When the AC died at The Green Room in July, ninety-five degrees, packed house — I didn't panic because I'd already thought about what happens when something breaks on the busiest night. Cold towels. Open doors. Fans. Turn the disaster into the story. But that only works when your team trusts you and you trust them. You can't build that trust in June 2026.
So here's my list. If you're a GM in a host city — or within sixty miles of one — this is what you should be doing right now:
**Staff retention is your World Cup strategy.** Every person you keep between now and June 2026 is worth three people you'll try to hire in April 2026. Pay them. Train them. Tell them what's coming and make them feel like they're part of something historic. Because they are.
**Build your surge plan.** Not a memo. An actual operational plan. What does your staffing model look like on match day versus off day? Where are your flex positions? Do you have relationships with staffing agencies? Have you talked to your union — if you have one — about temporary scheduling modifications?
**Train for international guests now.** Basic phrases in Spanish, Portuguese, French, German, Arabic. Cultural briefings. Payment method expectations. How to explain a resort fee to someone who's never encountered one. This isn't a nice-to-have — this is the difference between a five-star review and a complaint to the tourism board.
**Scenario-plan your F&B.** Your pars are wrong. I promise you, your pars are wrong. Figure out what 100% occupancy with 80% F&B capture looks like and work backward from there. If you don't have the storage, figure that out now.
**Talk to your neighbors.** The properties around you aren't your competition during the World Cup. They're your ecosystem. If the bar next door runs out of beer, those fans are walking into your lobby. Coordinate. I know that sounds crazy. Do it anyway.
**Protect your non-event guests.** Designate quiet floors. Set expectations at booking.
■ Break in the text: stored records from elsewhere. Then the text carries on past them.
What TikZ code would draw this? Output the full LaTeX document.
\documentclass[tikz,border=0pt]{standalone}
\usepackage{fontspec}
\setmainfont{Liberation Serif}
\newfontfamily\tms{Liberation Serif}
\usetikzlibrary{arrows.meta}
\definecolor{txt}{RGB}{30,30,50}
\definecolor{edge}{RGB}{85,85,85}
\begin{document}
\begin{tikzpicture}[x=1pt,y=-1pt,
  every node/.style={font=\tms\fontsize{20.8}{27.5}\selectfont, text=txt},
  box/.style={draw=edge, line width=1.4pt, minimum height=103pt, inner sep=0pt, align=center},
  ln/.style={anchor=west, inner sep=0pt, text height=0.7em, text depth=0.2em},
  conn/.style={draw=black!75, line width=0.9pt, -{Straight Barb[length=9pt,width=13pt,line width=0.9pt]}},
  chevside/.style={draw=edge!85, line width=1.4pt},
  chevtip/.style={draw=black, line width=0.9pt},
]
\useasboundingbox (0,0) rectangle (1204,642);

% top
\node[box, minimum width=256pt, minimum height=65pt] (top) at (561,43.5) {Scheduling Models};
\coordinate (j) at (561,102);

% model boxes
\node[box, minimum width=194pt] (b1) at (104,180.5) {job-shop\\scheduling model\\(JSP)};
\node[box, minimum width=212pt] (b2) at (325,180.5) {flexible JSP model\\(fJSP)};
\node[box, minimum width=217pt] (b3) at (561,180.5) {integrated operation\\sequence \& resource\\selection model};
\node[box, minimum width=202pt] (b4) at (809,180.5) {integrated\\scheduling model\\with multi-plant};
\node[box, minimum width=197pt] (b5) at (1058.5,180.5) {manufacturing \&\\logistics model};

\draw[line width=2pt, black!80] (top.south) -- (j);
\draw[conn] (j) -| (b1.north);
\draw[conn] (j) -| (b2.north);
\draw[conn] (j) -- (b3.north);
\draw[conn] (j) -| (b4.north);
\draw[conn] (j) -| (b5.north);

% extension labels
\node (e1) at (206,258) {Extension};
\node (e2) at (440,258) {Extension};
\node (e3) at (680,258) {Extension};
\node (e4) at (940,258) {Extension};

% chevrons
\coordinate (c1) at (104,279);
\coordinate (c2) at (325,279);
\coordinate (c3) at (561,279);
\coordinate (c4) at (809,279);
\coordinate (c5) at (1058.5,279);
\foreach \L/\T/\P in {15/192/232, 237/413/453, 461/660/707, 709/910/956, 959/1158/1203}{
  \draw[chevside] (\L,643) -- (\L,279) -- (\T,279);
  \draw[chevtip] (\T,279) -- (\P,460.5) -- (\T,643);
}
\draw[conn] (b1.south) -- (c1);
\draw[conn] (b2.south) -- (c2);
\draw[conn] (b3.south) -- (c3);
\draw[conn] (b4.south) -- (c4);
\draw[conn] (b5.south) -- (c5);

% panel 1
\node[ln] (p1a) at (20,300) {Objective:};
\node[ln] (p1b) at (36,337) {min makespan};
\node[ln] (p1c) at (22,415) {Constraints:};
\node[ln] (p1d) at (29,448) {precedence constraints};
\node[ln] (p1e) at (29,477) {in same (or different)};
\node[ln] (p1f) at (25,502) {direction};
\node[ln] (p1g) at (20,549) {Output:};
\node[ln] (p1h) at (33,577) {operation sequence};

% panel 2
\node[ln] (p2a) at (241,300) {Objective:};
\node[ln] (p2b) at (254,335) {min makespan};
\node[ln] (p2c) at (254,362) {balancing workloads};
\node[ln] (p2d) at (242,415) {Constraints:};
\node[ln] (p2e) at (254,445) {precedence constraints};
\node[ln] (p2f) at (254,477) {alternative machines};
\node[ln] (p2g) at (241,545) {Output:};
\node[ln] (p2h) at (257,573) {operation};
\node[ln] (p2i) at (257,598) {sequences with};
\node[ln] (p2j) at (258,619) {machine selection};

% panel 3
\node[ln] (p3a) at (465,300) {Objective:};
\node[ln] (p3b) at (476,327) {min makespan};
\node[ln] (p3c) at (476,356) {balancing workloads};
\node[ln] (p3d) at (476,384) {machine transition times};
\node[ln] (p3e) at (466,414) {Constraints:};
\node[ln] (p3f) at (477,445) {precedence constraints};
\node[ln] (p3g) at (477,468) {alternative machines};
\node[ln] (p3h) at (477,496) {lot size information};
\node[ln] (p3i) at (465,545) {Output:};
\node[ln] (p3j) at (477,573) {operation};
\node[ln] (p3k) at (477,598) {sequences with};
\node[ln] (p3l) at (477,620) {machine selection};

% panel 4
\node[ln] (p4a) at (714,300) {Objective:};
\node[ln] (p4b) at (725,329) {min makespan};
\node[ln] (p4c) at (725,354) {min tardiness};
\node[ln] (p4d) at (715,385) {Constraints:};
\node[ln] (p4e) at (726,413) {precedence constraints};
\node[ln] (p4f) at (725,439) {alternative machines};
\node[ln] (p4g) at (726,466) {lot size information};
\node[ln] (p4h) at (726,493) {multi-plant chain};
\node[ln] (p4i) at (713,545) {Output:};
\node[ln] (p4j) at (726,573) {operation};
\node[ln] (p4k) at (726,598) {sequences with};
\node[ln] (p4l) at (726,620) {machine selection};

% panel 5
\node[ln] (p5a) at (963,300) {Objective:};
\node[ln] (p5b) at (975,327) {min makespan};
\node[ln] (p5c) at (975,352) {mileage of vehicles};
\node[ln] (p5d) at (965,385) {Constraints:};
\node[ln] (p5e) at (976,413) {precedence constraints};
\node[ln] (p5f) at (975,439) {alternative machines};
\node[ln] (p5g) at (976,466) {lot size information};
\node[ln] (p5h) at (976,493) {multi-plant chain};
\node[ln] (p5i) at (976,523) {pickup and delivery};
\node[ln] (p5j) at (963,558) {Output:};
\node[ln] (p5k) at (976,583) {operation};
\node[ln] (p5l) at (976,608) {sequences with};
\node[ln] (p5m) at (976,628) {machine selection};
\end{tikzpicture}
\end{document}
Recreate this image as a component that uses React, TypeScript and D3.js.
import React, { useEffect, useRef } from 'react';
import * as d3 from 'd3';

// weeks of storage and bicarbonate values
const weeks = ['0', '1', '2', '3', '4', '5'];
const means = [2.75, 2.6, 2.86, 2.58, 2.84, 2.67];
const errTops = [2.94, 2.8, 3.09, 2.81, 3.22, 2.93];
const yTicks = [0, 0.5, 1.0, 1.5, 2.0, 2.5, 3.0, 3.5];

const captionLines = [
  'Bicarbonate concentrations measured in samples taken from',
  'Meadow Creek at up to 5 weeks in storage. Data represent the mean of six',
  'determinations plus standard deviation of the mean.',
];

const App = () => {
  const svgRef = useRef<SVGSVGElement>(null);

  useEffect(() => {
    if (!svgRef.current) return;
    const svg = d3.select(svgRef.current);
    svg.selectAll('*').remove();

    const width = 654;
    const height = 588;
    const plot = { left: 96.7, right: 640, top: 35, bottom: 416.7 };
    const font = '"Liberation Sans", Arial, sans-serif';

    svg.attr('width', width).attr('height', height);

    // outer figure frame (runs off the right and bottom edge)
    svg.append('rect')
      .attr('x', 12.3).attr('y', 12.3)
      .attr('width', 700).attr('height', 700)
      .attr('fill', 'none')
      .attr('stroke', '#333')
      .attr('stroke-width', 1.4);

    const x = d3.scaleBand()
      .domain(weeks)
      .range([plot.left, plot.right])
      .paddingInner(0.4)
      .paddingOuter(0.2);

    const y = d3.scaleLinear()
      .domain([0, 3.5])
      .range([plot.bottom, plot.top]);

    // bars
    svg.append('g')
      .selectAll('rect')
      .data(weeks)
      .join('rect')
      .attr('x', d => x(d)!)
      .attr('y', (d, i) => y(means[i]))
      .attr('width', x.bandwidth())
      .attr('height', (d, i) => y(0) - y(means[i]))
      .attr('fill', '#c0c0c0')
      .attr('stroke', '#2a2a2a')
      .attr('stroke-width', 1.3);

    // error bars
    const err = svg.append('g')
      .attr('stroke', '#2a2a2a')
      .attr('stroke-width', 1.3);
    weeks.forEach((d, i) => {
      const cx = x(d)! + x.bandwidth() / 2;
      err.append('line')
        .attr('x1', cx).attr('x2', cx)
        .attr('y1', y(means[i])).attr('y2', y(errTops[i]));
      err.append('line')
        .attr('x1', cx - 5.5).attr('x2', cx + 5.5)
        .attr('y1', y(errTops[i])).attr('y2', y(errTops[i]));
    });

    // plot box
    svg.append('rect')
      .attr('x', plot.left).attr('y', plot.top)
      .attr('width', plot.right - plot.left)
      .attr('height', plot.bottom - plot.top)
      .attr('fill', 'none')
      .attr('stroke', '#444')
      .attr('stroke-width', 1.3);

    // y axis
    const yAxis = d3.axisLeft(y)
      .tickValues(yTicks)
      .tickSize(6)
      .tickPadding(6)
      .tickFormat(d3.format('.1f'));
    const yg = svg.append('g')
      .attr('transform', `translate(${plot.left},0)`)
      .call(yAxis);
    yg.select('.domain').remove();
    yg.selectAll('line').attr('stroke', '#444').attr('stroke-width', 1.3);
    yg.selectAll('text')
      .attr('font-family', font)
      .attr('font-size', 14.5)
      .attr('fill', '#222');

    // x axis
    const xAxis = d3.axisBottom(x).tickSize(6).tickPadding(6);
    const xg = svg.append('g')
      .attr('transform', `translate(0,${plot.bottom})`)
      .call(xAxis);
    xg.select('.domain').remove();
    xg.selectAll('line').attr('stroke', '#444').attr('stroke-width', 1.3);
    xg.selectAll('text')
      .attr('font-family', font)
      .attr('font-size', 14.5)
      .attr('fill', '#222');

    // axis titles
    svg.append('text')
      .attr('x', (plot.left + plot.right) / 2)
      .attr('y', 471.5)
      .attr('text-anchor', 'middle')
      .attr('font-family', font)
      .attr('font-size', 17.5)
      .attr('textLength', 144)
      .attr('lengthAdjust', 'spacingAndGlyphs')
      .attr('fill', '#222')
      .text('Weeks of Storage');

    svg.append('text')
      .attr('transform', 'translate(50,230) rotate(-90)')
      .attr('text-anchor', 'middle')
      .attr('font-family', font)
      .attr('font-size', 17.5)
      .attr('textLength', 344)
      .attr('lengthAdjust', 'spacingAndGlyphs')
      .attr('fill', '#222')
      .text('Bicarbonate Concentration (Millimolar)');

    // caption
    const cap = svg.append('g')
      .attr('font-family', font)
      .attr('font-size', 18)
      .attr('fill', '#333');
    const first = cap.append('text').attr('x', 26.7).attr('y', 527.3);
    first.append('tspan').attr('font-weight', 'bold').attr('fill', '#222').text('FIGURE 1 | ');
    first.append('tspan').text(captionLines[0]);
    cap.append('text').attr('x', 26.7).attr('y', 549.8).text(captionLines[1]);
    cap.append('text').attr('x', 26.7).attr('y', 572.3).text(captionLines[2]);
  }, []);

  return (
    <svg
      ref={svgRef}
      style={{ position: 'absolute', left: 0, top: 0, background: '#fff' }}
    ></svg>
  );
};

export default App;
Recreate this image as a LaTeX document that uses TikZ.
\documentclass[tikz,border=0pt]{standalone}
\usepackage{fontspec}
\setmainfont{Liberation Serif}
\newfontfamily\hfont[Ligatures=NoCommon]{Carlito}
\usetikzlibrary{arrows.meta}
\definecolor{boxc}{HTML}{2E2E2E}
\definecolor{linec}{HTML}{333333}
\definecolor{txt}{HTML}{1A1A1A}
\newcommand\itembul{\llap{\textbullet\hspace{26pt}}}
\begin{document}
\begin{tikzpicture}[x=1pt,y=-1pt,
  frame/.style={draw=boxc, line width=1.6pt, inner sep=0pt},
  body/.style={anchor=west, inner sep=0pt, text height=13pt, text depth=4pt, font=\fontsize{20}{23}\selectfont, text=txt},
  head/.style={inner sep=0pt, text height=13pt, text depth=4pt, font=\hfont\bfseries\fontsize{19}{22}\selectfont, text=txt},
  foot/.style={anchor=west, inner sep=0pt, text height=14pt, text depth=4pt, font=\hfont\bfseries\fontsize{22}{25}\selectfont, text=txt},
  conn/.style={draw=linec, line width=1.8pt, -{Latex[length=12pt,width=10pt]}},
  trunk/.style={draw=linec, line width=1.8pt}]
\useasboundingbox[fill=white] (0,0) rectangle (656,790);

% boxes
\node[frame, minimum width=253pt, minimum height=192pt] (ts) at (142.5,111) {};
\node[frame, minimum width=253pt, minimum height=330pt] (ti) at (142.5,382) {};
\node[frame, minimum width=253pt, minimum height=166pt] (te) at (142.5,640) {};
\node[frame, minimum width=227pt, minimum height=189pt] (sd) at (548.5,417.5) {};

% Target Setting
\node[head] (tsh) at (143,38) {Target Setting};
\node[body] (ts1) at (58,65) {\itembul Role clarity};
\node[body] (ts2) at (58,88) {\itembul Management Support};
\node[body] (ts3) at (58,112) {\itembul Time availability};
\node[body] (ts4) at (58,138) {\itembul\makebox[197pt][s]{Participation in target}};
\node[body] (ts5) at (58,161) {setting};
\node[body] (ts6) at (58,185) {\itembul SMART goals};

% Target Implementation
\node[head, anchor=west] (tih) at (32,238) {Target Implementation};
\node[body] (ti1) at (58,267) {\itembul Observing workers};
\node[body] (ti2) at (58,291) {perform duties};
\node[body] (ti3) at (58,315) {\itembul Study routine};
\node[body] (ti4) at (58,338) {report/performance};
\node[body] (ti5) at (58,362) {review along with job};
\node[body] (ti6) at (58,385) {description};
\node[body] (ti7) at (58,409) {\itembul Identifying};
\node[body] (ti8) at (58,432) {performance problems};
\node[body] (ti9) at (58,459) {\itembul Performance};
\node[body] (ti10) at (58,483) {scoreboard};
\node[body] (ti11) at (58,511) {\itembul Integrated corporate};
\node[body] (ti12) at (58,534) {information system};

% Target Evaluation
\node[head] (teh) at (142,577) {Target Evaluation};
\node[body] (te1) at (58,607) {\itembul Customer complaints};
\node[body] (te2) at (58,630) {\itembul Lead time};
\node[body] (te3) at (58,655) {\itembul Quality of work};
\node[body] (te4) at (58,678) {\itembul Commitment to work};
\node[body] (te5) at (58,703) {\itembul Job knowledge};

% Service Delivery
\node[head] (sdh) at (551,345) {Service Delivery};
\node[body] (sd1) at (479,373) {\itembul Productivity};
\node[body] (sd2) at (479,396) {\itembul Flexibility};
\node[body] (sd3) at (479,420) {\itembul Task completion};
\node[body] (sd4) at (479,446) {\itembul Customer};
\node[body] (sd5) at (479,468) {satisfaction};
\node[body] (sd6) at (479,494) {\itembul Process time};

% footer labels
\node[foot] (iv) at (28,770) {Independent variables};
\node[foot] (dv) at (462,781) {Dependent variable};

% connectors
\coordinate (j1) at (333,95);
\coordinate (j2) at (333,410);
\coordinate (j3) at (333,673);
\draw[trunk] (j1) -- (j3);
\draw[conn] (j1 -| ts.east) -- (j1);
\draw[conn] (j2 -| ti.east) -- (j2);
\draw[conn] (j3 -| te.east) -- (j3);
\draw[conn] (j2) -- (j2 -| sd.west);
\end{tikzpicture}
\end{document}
Have a plan for noise complaints that doesn't involve calling security every ten minutes. Your regulars — the ones who stay with you fifty weeks a year — are watching how you handle the two weeks of chaos.
The RevPAR projections are going to come true. I believe that. But RevPAR is a number on a report. It doesn't tell you about the housekeeper who worked a double because three people called out. It doesn't tell you about the front desk agent who handled a screaming guest at midnight because nobody trained her for international event crowds. It doesn't tell you about the bellman who carried bags for fourteen hours straight and quit the next day.
The money is coming. The question is whether your operation can catch it without breaking the people who make it work.
Here's the test. Pull up your property's staffing plan for June 2026 right now. If you don't have one — and most of you don't — that's my point. The industry is celebrating the revenue forecast like the check already cleared. It hasn't. I've run properties through fight weekends, New Year's on Fremont, casino grand openings, and a global financial crisis. The money always shows up eventually. The question is whether your team is standing when it does. If you're a GM in a host city, your World Cup started the day you read this. Call your HR director. Call your ops team. Build the plan. Train the people. And for the love of God, check your beer pars — because I promise you, they're wrong.